Hamilton é fã incondicional de Senna. Na pista, é muito mais Senna do que Vettel.
Fora, Seb foi hoje muito mais como o brasileiro do que Lewis jamais fora.
Ainda sobrou lucidez e elegância ao alemão ao cochichar para Leclerc desfrutar do momento no pódio, momentos antes de levar um espirro de champanhe no rosto da desvairada representante da equipe Mercedes – OK, ela não tinha nada a ver com a história e estava muito feliz, mas podia prestar um pouco mais de atenção no mundo ao seu redor e perceber que estava no paraíso do mal-estar.
Ainda: foi ele quem pediu a palavra ao entrevistador Martin Brundle para defender Lewis das vaias que levava enquanto respondia à pergunta do ex-piloto, lembrando a situação similar – mas nem tanto – vivida pelo então piloto da McLaren em Spa 2008. Não era Hamilton quem havia tomado aquela decisão e causado tudo, disse Seb à audiência antes que todos se recolhessem.
Sobre a corrida belga de onze temporadas atrás: Hamilton cortou caminho a duas voltas do fim e foi malandro na hora de devolver a posição para Raikkonen, com quem disputava a liderança. A punição veio duas horas após o encerramento da prova. O crime do inglês foi bem mais discutível do que o retorno à pista de Vettel hoje, com o carro desequilibrado e num trecho apertado do circuito. Pode não ter sido justo. Foi muitíssimo menos deselegante e patético do que o episódio deste domingo.

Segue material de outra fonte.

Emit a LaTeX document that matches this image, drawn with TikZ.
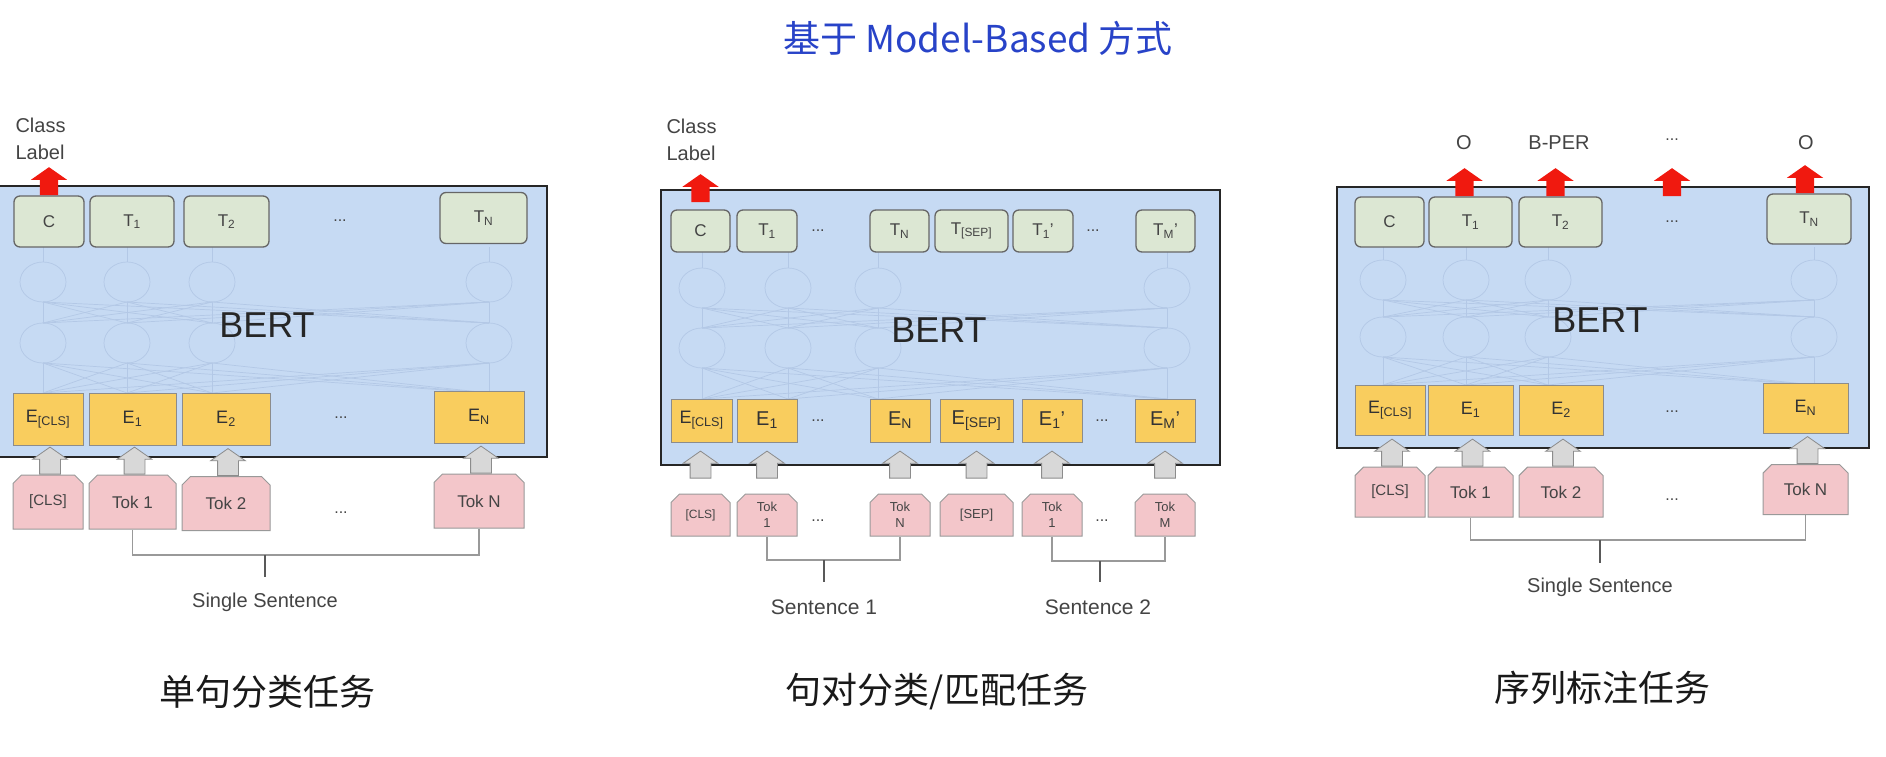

Vettel, não bastasse ter o que há de mais sagrado nesta competição arrancado, ainda será punido. Por parar o carro fora do lugar, arrastar a placa, atrasar o pódio, incitar o público contra a direção de prova, chamar os comissários de bobos e feiosos e grudar um chicle na cortina da sala de imprensa antes da coletiva. É claro. É preciso seguir os protocolos. Fazer valer o livro de regras sobre o bom senso. Aplicar a lei na frieza de suas letras, ainda que a realidade mostre que ele possa ser tão útil para a competição quanto a Eguinha Pocotó foi para a música erudita da Armênia.
Trabalho no setor público. Fui aprovado em concurso. Devo admitir: não sei se tenho razão neste pensamento, mas estou num ponto da vida em que não vejo a hora de ir embora. Apodrece-me ver, diariamente, a burocracia prevalecer sobre a lógica, a vaidade que causa a morosidade, a necessidade não sendo suprida pela falta de capacidade – entre outras coisas, de ver o óbvio.
O automobilismo é uma paixão profunda. Vem desde muito antes do início da vida profissional. Dentre outras qualidades, serve como entretenimento, distração, fuga dos estorvos cotidianos com os quais nos acostumamos a sermos incapazes de mudar. A esperança utópica de que vinte, trinta ou quarenta sujeitos vão se dispor a fazer uma coisa e o melhor deles vai vencer. Os outros precisarão aguardar a próxima oportunidade. É o que deveria ser.
Neste domingo, não foi.
Até Balestre, em seus piores dias, ficaria encabulado.
Em 09 de junho de 2019, a Fórmula 1 virou a Prefeitura.
E isso é um vexame colossal para qualquer coisa. Principalmente para algo que se propõe a ser o maior do mundo em seu ramo.